My first jewelry “ah ha”? Necklaces and I don’t get along. I have mild metal allergies, and necklaces get heavy or hot or scratchy. I come home from a day, and I want nothing more than to tear my ornament off and toss it someanywhere. I lost a lot of jewelry. But I go straight to my desk when I get home, checking email, taking notes of the day. Everybody else keeps their trinkets on their dresser or in the clothes closet. I keep mine at work. I finally got some pretty little boxes, even labeled them, and put them on my office desk. Problem solved, so there.
Except that boxes don’t hold necklaces so well. Getting necklaces out of boxes = cat’s-cradle (or maybe bad-fishing-line cast) snarls, broken chains, and dropping pendants into spaces even my cat can’t get into.

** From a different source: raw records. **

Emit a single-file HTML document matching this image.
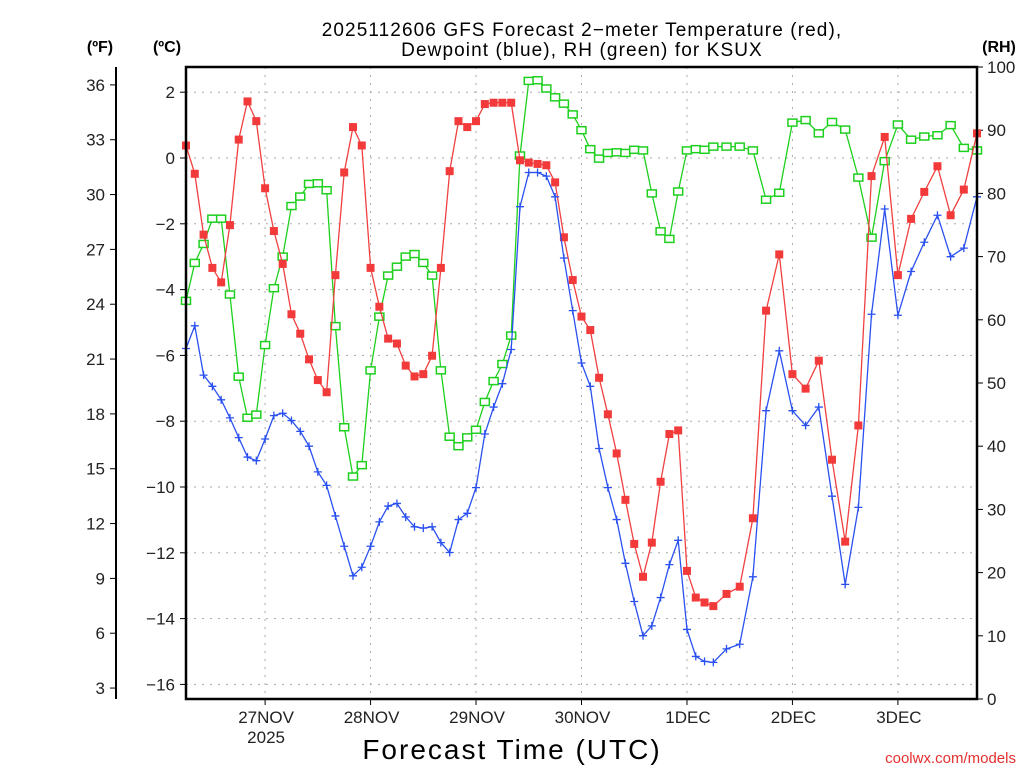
<!DOCTYPE html>
<html><head><meta charset="utf-8">
<style>
html,body{margin:0;padding:0;background:#fff;width:1024px;height:768px;overflow:hidden}
svg{display:block}
text{font-family:"Liberation Sans",sans-serif}
</style></head>
<body>
<svg id="chart" width="1024" height="768" viewBox="0 0 1024 768" xmlns="http://www.w3.org/2000/svg">
<rect x="0" y="0" width="1024" height="768" fill="#fff"/>
<text x="582" y="36" font-size="19" letter-spacing="1.1" text-anchor="middle" fill="#000">2025112606 GFS Forecast 2−meter Temperature (red),</text>
<text x="582" y="56" font-size="19" letter-spacing="1.1" text-anchor="middle" fill="#000">Dewpoint (blue), RH (green) for KSUX</text>
<text x="100" y="52" font-size="16" font-weight="bold" text-anchor="middle">(ºF)</text>
<text x="167" y="52" font-size="16" font-weight="bold" text-anchor="middle">(ºC)</text>
<text x="999" y="52" font-size="16" font-weight="bold" text-anchor="middle">(RH)</text>
<text x="512" y="759" font-size="28" text-anchor="middle" fill="#000" letter-spacing="2">Forecast Time (UTC)</text>
<text x="1016" y="763" font-size="15" text-anchor="end" fill="#e53030" font-family="Liberation Mono, monospace">coolwx.com/models</text>
<g id="grid"></g>
<g id="axes"></g>
<g id="series"></g>
<rect x="186" y="67" width="791" height="632" fill="none" stroke="#000" stroke-width="2.5"/>
</svg>
<script>
const hours = [0,2,4,6,8,10,12,14,16,18,20,22,24,26,28,30,32,34,36,38,40,42,44,46,48,50,52,54,56,58,60,62,64,66,68,70,72,74,76,78,80,82,84,86,88,90,92,94,96,98,100,102,104,106,108,110,112,114,116,118,120,123,126,129,132,135,138,141,144,147,150,153,156,159,162,165,168,171,174,177,180];
const tempC = [0.38,-0.48,-2.33,-3.34,-3.78,-2.04,0.56,1.72,1.12,-0.92,-2.22,-3.22,-4.75,-5.34,-6.12,-6.75,-7.12,-3.56,-0.44,0.94,0.38,-3.34,-4.52,-5.49,-5.64,-6.31,-6.64,-6.57,-6.01,-3.34,-0.40,1.12,0.94,1.12,1.64,1.68,1.68,1.68,-0.07,-0.14,-0.18,-0.22,-0.74,-2.41,-3.71,-4.82,-5.23,-6.68,-7.79,-8.98,-10.39,-11.73,-12.73,-11.69,-9.84,-8.39,-8.28,-12.55,-13.36,-13.51,-13.62,-13.25,-13.03,-10.95,-4.64,-2.93,-6.57,-7.01,-6.16,-9.17,-11.66,-8.13,-0.55,0.64,-3.56,-1.85,-1.03,-0.25,-1.74,-0.96,0.75];
const dewC = [-5.79,-5.1,-6.60,-6.94,-7.35,-7.90,-8.50,-9.09,-9.20,-8.54,-7.83,-7.76,-7.98,-8.31,-8.76,-9.54,-9.95,-10.88,-11.80,-12.70,-12.44,-11.80,-11.06,-10.58,-10.50,-10.91,-11.21,-11.25,-11.21,-11.69,-11.99,-10.99,-10.80,-10.02,-8.39,-7.57,-6.86,-5.82,-1.48,-0.44,-0.44,-0.55,-1.18,-3.04,-4.64,-6.23,-6.94,-8.83,-10.02,-10.99,-12.32,-13.48,-14.52,-14.22,-13.36,-12.36,-11.62,-14.33,-15.15,-15.30,-15.33,-14.92,-14.78,-12.73,-7.68,-5.86,-7.68,-8.13,-7.57,-10.28,-12.96,-10.62,-4.75,-1.55,-4.78,-3.45,-2.56,-1.74,-3.00,-2.74,-1.18];
const rh = [63,69,72,76,76,64,51,44.5,45,56,65,70,78,79.5,81.5,81.6,80.5,59,43,35.2,37,52,60.5,67,68.4,70,70.4,69,67,52,41.5,40,41.4,42.6,47,50.3,53,57.5,86,97.8,97.9,96.6,95.2,94.2,92.5,90,87,85.5,86.4,86.5,86.4,86.9,86.8,80,74,72.8,80.3,86.8,87,86.9,87.4,87.4,87.4,86.8,79,80.1,91.2,91.6,89.5,91.3,90.1,82.5,73,85.1,90.9,88.5,89,89.2,90.8,87.2,86.8];
const celsiusTicks = [2,0,-2,-4,-6,-8,-10,-12,-14,-16];
const fahrenheitTicks = [36,33,30,27,24,21,18,15,12,9,6,3];
const rhTicks = [100,90,80,70,60,50,40,30,20,10,0];
const dayLabels = ["27NOV","28NOV","29NOV","30NOV","1DEC","2DEC","3DEC"];
const dayHours = [18,42,66,90,114,138,162];

const NS = "http://www.w3.org/2000/svg";
const X0 = 186, X1 = 977, Y0 = 67, Y1 = 699, HMAX = 180;
function xScale(h){ return X0 + (X1 - X0) * h / HMAX; }
function yC(c){ return 158 - 32.9 * c; }
function yF(f){ return yC((f - 32) / 1.8); }
function yRH(r){ return Y1 - (Y1 - Y0) * r / 100; }
function mk(tag, attrs, parent){
  const e = document.createElementNS(NS, tag);
  for (const k in attrs) e.setAttribute(k, attrs[k]);
  parent.appendChild(e);
  return e;
}
const grid = document.getElementById('grid');
const axes = document.getElementById('axes');
const series = document.getElementById('series');

celsiusTicks.forEach(c => {
  const y = yC(c);
  const gl = mk('line', {x1:X0, x2:X1, y1:y, y2:y, stroke:'#aaa', 'stroke-width':1, 'stroke-dasharray':'2,6'}, grid);
  
  
  const tk = mk('line', {x1:X0-6, x2:X0, y1:y, y2:y, stroke:'#000', 'stroke-width':1}, axes);
  
  
  const t = mk('text', {x:X0-11, y:y+6, 'font-size':17, 'text-anchor':'end', fill:'#222'}, axes);
  t.textContent = c < 0 ? '\u2212' + Math.abs(c) : String(c);
  
  
});
const fa = mk('line', {x1:116, x2:116, y1:Y0, y2:Y1, stroke:'#000', 'stroke-width':2}, axes);


fahrenheitTicks.forEach(f => {
  const y = yF(f);
  const tk = mk('line', {x1:110, x2:116, y1:y, y2:y, stroke:'#000', 'stroke-width':1}, axes);
  
  
  const t = mk('text', {x:105, y:y+6, 'font-size':17, 'text-anchor':'end', fill:'#222'}, axes);
  t.textContent = String(f);
  
  
});
rhTicks.forEach(r => {
  const y = yRH(r);
  const tk = mk('line', {x1:X1, x2:X1+6, y1:y, y2:y, stroke:'#000', 'stroke-width':1}, axes);
  
  
  const t = mk('text', {x:X1+10, y:y+6, 'font-size':17, 'text-anchor':'start', fill:'#222'}, axes);
  t.textContent = String(r);
  
  
});
dayHours.forEach((h, i) => {
  const x = xScale(h);
  const gl = mk('line', {x1:x, x2:x, y1:Y0, y2:Y1, stroke:'#aaa', 'stroke-width':1, 'stroke-dasharray':'2,6'}, grid);
  
  
  const tk = mk('line', {x1:x, x2:x, y1:Y1, y2:Y1+6, stroke:'#000', 'stroke-width':1}, axes);
  
  
  const t = mk('text', {x:x+1, y:Y1+24, 'font-size':17, 'text-anchor':'middle', fill:'#222'}, axes);
  t.textContent = dayLabels[i];
  
  
});
const yr = mk('text', {x:xScale(dayHours[0])+1, y:Y1+44, 'font-size':17, 'text-anchor':'middle', fill:'#222'}, axes);
yr.textContent = '2025';



function drawLine(vals, yfn, color, name){
  const pts = vals.map((v, i) => xScale(hours[i]).toFixed(1) + ',' + yfn(v).toFixed(1)).join(' ');
  const pl = mk('polyline', {points:pts, fill:'none', stroke:color, 'stroke-width':1.3}, series);
  
  
}
drawLine(rh, yRH, '#1ed01e', 'rh-line');
rh.forEach((v, i) => {
  const x = xScale(hours[i]), y = yRH(v);
  const m = mk('rect', {x:x-4.5, y:y-3.5, width:9, height:7, fill:'#fff', stroke:'#1ed01e', 'stroke-width':1.5}, series);
  
  
});
drawLine(tempC, yC, '#f04040', 'temperature-line');
tempC.forEach((v, i) => {
  const x = xScale(hours[i]), y = yC(v);
  const m = mk('rect', {x:x-4, y:y-4, width:8, height:8, fill:'#f23a3a'}, series);
  
  
});
drawLine(dewC, yC, '#2a50f0', 'dewpoint-line');
dewC.forEach((v, i) => {
  const x = xScale(hours[i]), y = yC(v);
  const m = mk('path', {d:'M'+(x-4)+','+y+'H'+(x+4)+'M'+x+','+(y-4)+'V'+(y+4), stroke:'#2a50f0', 'stroke-width':1.3, fill:'none'}, series);
  
  
});
</script>
</body></html>
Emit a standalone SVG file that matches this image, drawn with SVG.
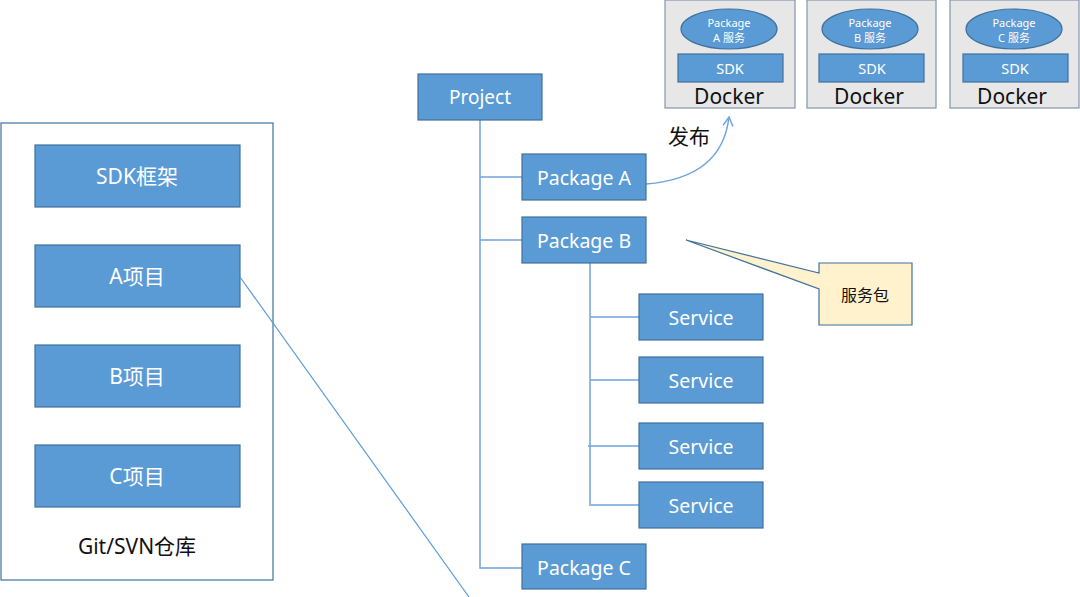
<svg xmlns="http://www.w3.org/2000/svg" width="1080" height="597" viewBox="0 0 1080 597">
<defs>
<style>
.n{fill:#5b9bd5;stroke:#41719c;stroke-width:1.2}
.t{font-family:"Noto Sans","Noto Sans CJK SC",sans-serif;fill:#fff;text-anchor:middle;dominant-baseline:central}
.k{font-family:"Noto Sans","Noto Sans CJK SC",sans-serif;fill:#111;text-anchor:middle;dominant-baseline:central}
.c{fill:none;stroke:#6fa3dc;stroke-width:1.5}
.d{fill:#e7e7e7;stroke:#8496b0;stroke-width:1.2}
</style>
<marker id="ah" viewBox="0 0 12 12" refX="10" refY="6" markerWidth="12" markerHeight="12" markerUnits="userSpaceOnUse" orient="auto">
<path d="M1,1 L10,6 L1,11" fill="none" stroke="#6fa3dc" stroke-width="1.5"/>
</marker>
</defs>
<rect width="1080" height="597" fill="#fff"/>

<g id="repo">
<rect x="1" y="123" width="272" height="457" fill="#fff" stroke="#41719c" stroke-width="1.2"/>
<text class="k" x="137" y="546" font-size="21">Git/SVN仓库</text>
</g>
<g id="sdk-frame"><rect class="n" x="35" y="145" width="205" height="62"/><text class="t" x="137" y="176" font-size="21">SDK框架</text></g>
<g id="proj-a"><rect class="n" x="35" y="245" width="205" height="62"/><text class="t" x="137" y="276" font-size="21">A项目</text></g>
<g id="proj-b"><rect class="n" x="35" y="345" width="205" height="62"/><text class="t" x="137" y="376" font-size="21">B项目</text></g>
<g id="proj-c"><rect class="n" x="35" y="445" width="205" height="62"/><text class="t" x="137" y="476" font-size="21">C项目</text></g>

<g id="connectors">
<path class="c" d="M480,120 V568 H522"/>
<path class="c" d="M480,177 H522"/>
<path class="c" d="M480,240 H522"/>
<path class="c" d="M590,263 V504"/>
<path class="c" d="M590,317 H639"/>
<path class="c" d="M590,380 H639"/>
<path class="c" d="M588,446 H639"/>
<path class="c" d="M589,505 H639"/>
<path d="M240,277 L469,597" fill="none" stroke="#5b9bd5" stroke-width="1.2"/>
<path class="c" d="M646,184 Q722,178 729,117" marker-end="url(#ah)"/>
</g>
<text class="k" x="689" y="136" font-size="21">发布</text>

<g id="project"><rect class="n" x="418" y="74" width="124" height="46"/><text class="t" x="480" y="97" font-size="19">Project</text></g>
<g id="package-a"><rect class="n" x="522" y="154" width="124" height="46"/><text class="t" x="584" y="177" font-size="19.5">Package A</text></g>
<g id="package-b"><rect class="n" x="522" y="217" width="124" height="46"/><text class="t" x="584" y="240" font-size="19.5">Package B</text></g>
<g id="package-c"><rect class="n" x="522" y="544" width="124" height="45"/><text class="t" x="584" y="567" font-size="19.5">Package C</text></g>
<g id="service-1"><rect class="n" x="639" y="294" width="124" height="46"/><text class="t" x="701" y="317" font-size="19.5">Service</text></g>
<g id="service-2"><rect class="n" x="639" y="357" width="124" height="46"/><text class="t" x="701" y="380" font-size="19.5">Service</text></g>
<g id="service-3"><rect class="n" x="639" y="423" width="124" height="46"/><text class="t" x="701" y="446" font-size="19.5">Service</text></g>
<g id="service-4"><rect class="n" x="639" y="482" width="124" height="46"/><text class="t" x="701" y="505" font-size="19.5">Service</text></g>

<g id="callout">
<path d="M819,263 H912 V325 H819 V289 L686,240 L819,273 Z" fill="#fff2cc" stroke="#41719c" stroke-width="1.2"/>
<text class="k" x="865" y="295" font-size="16">服务包</text>
</g>

<g id="docker-a">
<rect class="d" x="665" y="0" width="130" height="108"/>
<ellipse class="n" cx="729" cy="29" rx="48" ry="20"/>
<text class="t" x="729" y="22" font-size="11">Package</text>
<text class="t" x="729" y="37" font-size="11">A 服务</text>
<rect class="n" x="678" y="54" width="105" height="28"/>
<text class="t" x="730" y="68" font-size="14.5">SDK</text>
<text class="k" x="729" y="96" font-size="21">Docker</text>
</g>
<g id="docker-b">
<rect class="d" x="807" y="0" width="129" height="108"/>
<ellipse class="n" cx="870" cy="29" rx="48" ry="20"/>
<text class="t" x="870" y="22" font-size="11">Package</text>
<text class="t" x="870" y="37" font-size="11">B 服务</text>
<rect class="n" x="819" y="54" width="105" height="28"/>
<text class="t" x="872" y="68" font-size="14.5">SDK</text>
<text class="k" x="869" y="96" font-size="21">Docker</text>
</g>
<g id="docker-c">
<rect class="d" x="950" y="0" width="129" height="108"/>
<ellipse class="n" cx="1014" cy="29" rx="48" ry="20"/>
<text class="t" x="1014" y="22" font-size="11">Package</text>
<text class="t" x="1014" y="37" font-size="11">C 服务</text>
<rect class="n" x="963" y="54" width="105" height="28"/>
<text class="t" x="1015" y="68" font-size="14.5">SDK</text>
<text class="k" x="1012" y="96" font-size="21">Docker</text>
</g>
</svg>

Centuries lost untangling everything, didn’t try to track how many lumps on my head from crawling under the desk. Not pretty.
Ah ha #2: a jewelry spinner. Sits on my office bookcase. Cost $6 at a Goodwill. Ah ha #3. Every pendant has a dedicated chain. Mixing and matching at the local Goodwills (me like Goodwills) took a couple of hours and $40. And over the course of a lifetime wearing this finery, those two hours will save me dozens and that $40 will probably gain back triple in wear-and-tear avoided. And yes, every single item on the spinner is precious to me: I’ve consigned, donated or gifted pieces many times. My son made the glass charm above.
Time = money. You can invest it: walk through any storage problem as thoroughly as possible. And you do sometimes need to invest “real” money in tools, but the investment doesn’t have to be costly. And you don’t have to be conventional to be effective. Hang your jewelry on a mug rack if you like.